Friday, April 17, 2026 at 5:17 PM

Our 76% reflects three converging factors: major cloud providers now shipping production agent frameworks, enterprise pilots demonstrating 40%+ efficiency gains, and agent-to-agent protocols maturing rapidly enough to handle complex workflows. Today's announcements validate each pillar. Box's enterprise agent platform isn't a research project — it's targeting Fortune 500 workflow automation with advanced data protection built in. Beam AI's finance agents working "10x faster with 98% accuracy" in production environments represents the kind of measurable ROI that drives C-suite budget approval. Most significantly, Microsoft's public commitment to 30-40% process automation by 2026 signals the enterprise software giant is willing to stake its reputation on agent deployment timelines.

The counterargument centers on integration complexity and liability concerns that pilots don't reveal. BCG's finding that 50-55% of US jobs will be "reshaped" by AI over the next three years sounds dramatic, but reshaping isn't the same as autonomous agent replacement. Hallucination rates remain problematic for regulated industries, and audit trail requirements aren't solved by faster processing speeds. Security frameworks for agent-to-agent communication are still emerging, creating enterprise risk that could slow deployment regardless of demonstrated efficiency gains.

Honestly, what keeps us up at night is the gap between pilot success and enterprise-wide deployment. Fortune 500 shared services achieving 95% automation rates is impressive, but shared services represent controlled environments with standardized processes. The jump from automating invoice matching to handling customer escalations or regulatory compliance involves order-of-magnitude increases in complexity. We may be overweighting early adopter enthusiasm and underweighting institutional caution that emerges when liability becomes real.

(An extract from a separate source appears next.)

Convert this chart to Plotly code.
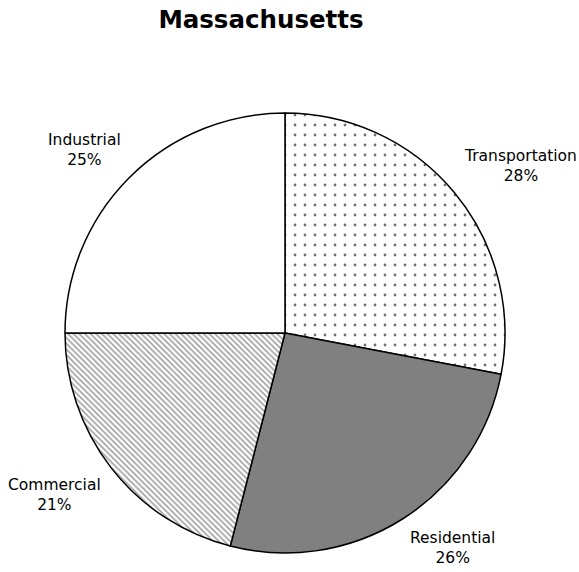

What would push us above 85%? Enterprise software vendors announcing agent deployment metrics in their next earnings calls, or major consulting firms restructuring practice areas around agent integration rather than just offering pilot programs. What would drop us below 60%? A high-profile enterprise agent failure that creates regulatory scrutiny, or evidence that current "95% automation" claims don't hold under audit. We're watching Q2 earnings cycles closely for deployment scale data beyond the pilot phase.